How many decimal n-tuples contain at least one each of {1,2,3}?
Decimal n-tuples are n-tuples of $\displaystyle \{1,2,3,4,6,7,8,9,0\}$ which has cardinality of 10.
From PLATO's hint on computing the number of distinct n-tuples from a set of cardinality 10:
$\displaystyle \{1,2,3,4,5,6,7,8,9,0\}\setminus\{1,2,3\}=\{4,5,6, 7,8,9,0\}$
Use PLATO's hint to compute how many n-tuples can be made from the remainder set $\displaystyle \{4,5,6,7,8,9,0\}$ of cardinality 7. Then substract from the number of distinct n-tuples from a set of cardinality 10.
qtpipi,
Could you please clarify the question?
Do you want the number of tuples that contain at least one each of all the digits 1,2,3-- for example, 93321-- or do you want the number of tuples that contain at least one 1, at least one 2, or at least one 3-- for example, 99111?
Neat!
I am sure there is more than one way to solve the problem.

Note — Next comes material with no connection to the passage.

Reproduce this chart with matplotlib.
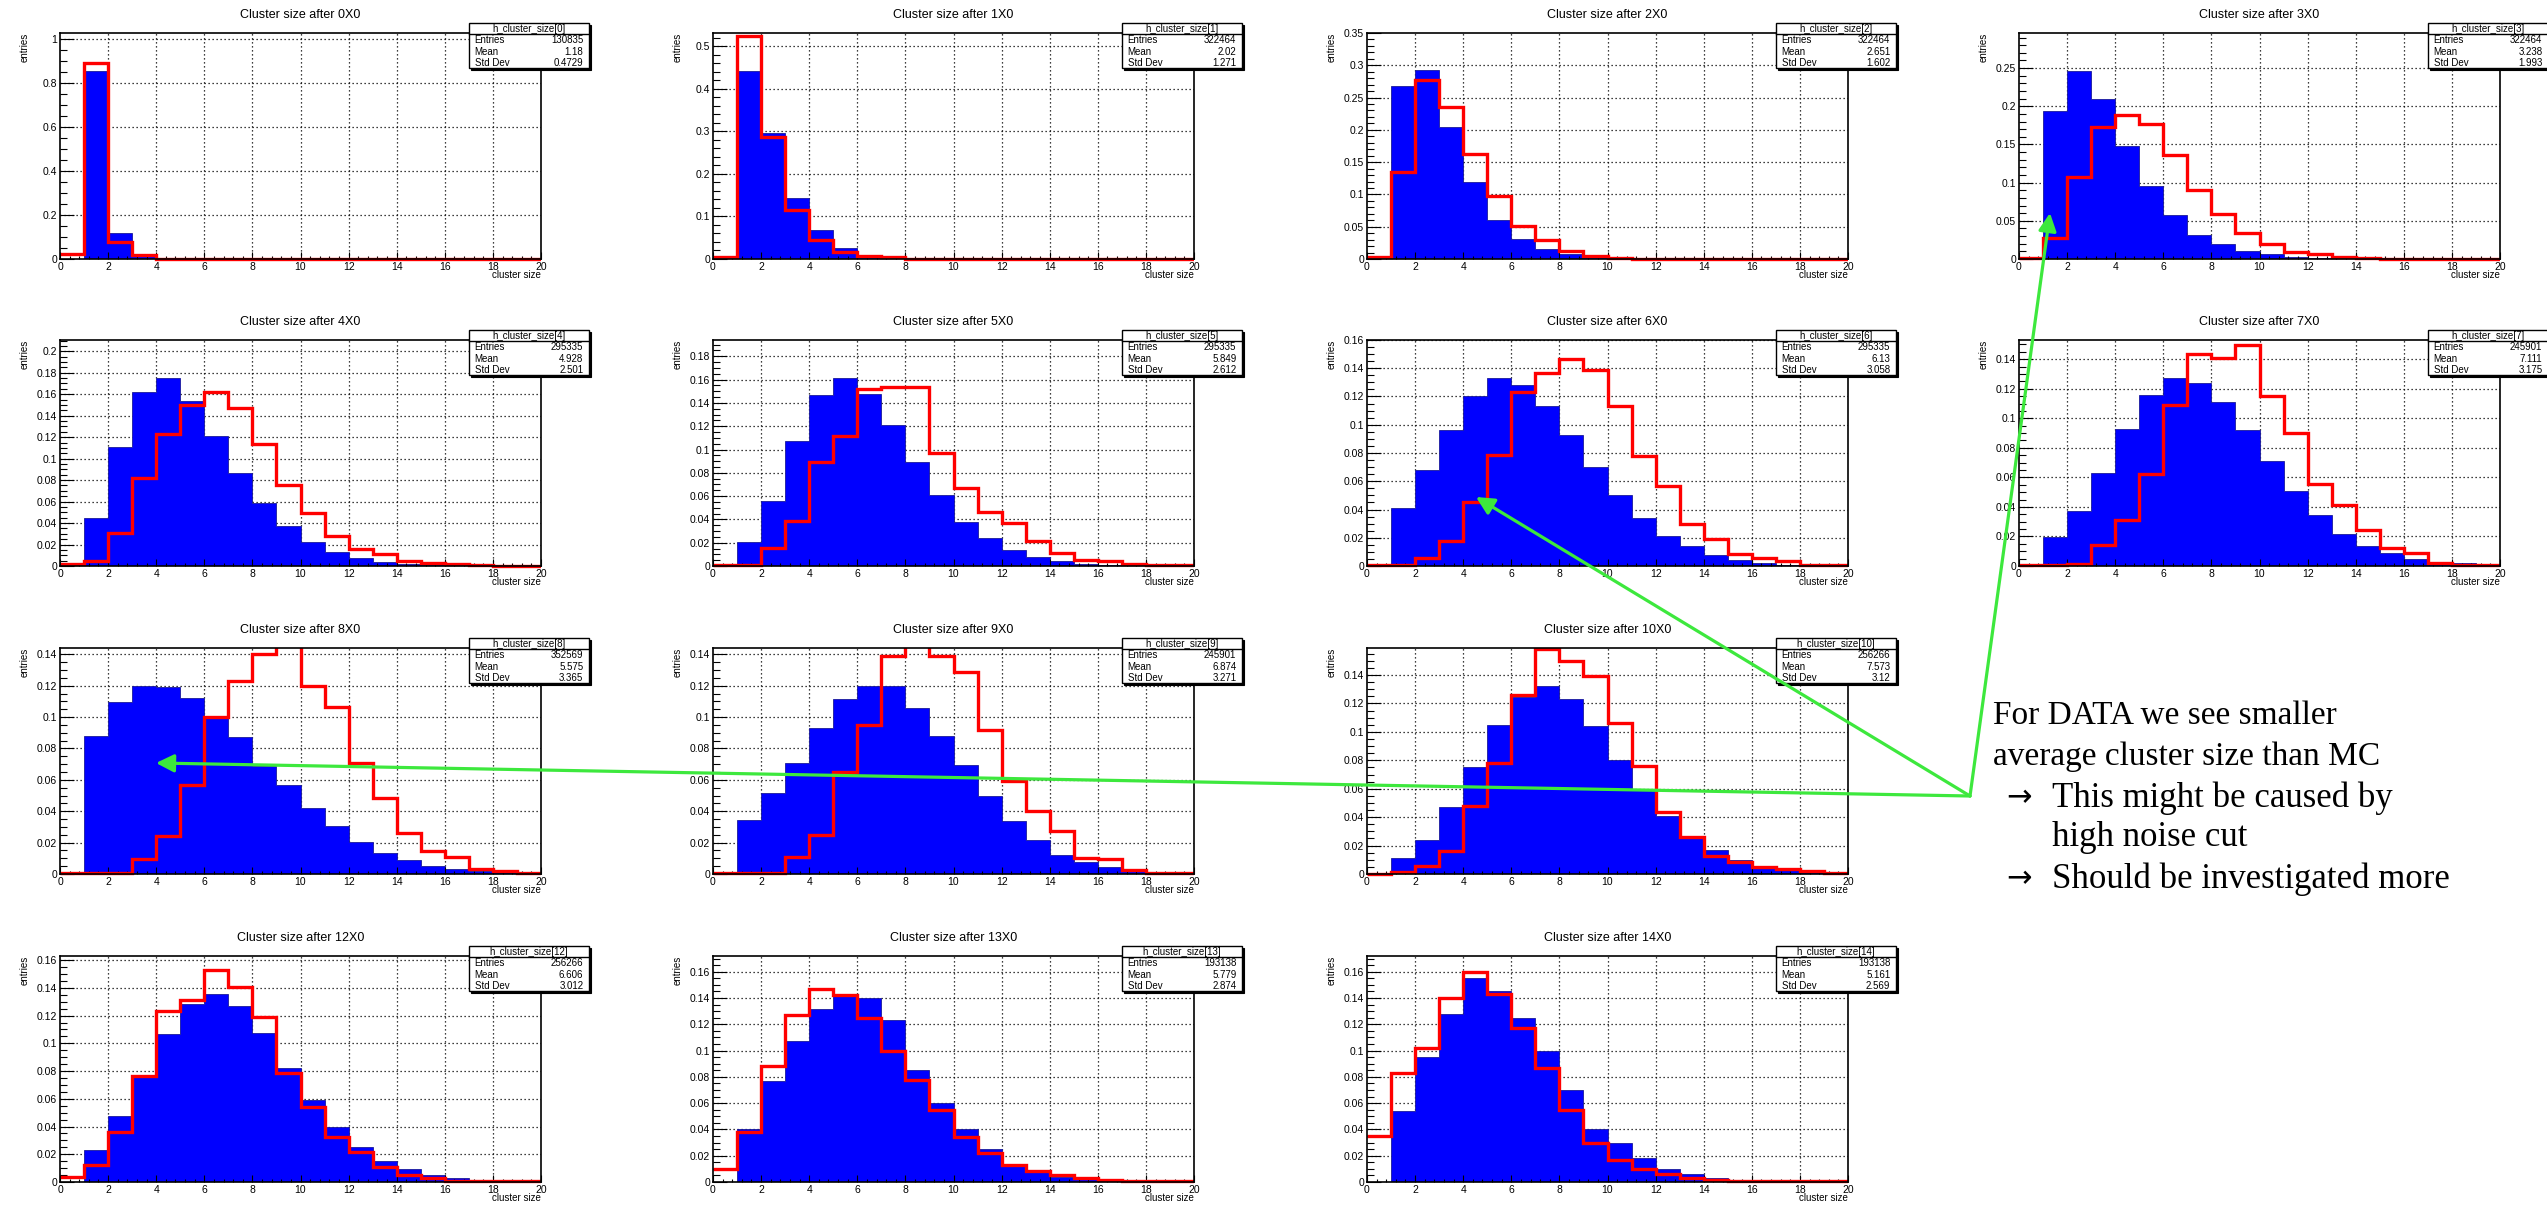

I would have said (looking at the original problem rather than the complementary question) that the number of decimal n-tuples which contain at least one each of 1, 2, and 3 is
$\displaystyle 10^n - 3 \cdot 9^n + 3 \cdot 8^n - 7^n$.
Why? Because that is the coefficient of $\displaystyle \frac{1}{n!} x^n$ in
$\displaystyle e^{7x}\;(e^x - 1)^3$.
(Exponential generating functions... gotta love them.)